I had uploaded the new guts, upgraded the PHP on the site, transferred the database, and yet, nothing but error messages. Now, I could blame the error messages for being way too vague, but I was befuddled enough that I did what no coder likes to do: ask for help from tech support. And tech support at the server farm fixed things by...doing the thing that I had just forgotten to do after loading the database, which was to flush the cache from the old database.
It's something I did literally dozens of times while building the new guts. I just forgot to do it when I tried to take it live.
Which, fine, we all forget things, but it's embarrassing to have gone to tech support and then have them come back with the PHP/MySql equivalent of "you need to turn it off and turn it back on again." The voice of Chris O'Dowd is mocking me in my head repeatedly.
That said, now that it's been done, I think all is working and we're on PHP 8.1.
One bit that I haven't yet conquered is the functionality of emailing me when someone posts a new comment, but I decided that doesn't matter because it's redundant to the comments RSS feed and I can just email subscribe to that feed.

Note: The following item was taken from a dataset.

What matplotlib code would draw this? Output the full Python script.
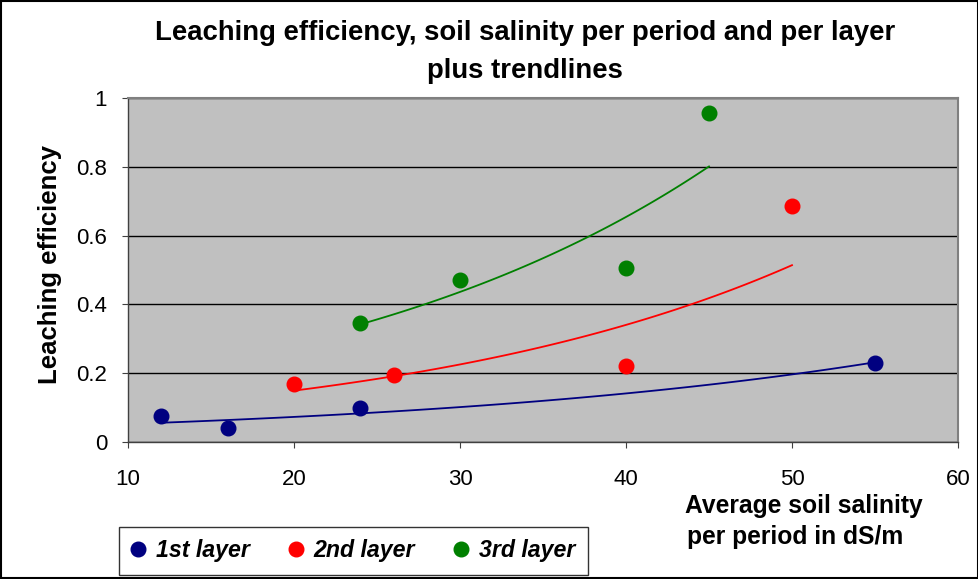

Seriously, RSS feeds are massively undervalued by Internet users everywhere. The oligarchs (get used to that word, folks) don't like them because they allow the end user too much control and allow for easy ways to get the content you want to see without bothering with their platforms that they rely on to datamine the shit out of everyone in the world (also, because they can be structured to serve you an entire article without showing the advertising on a website, but really it's the datamining).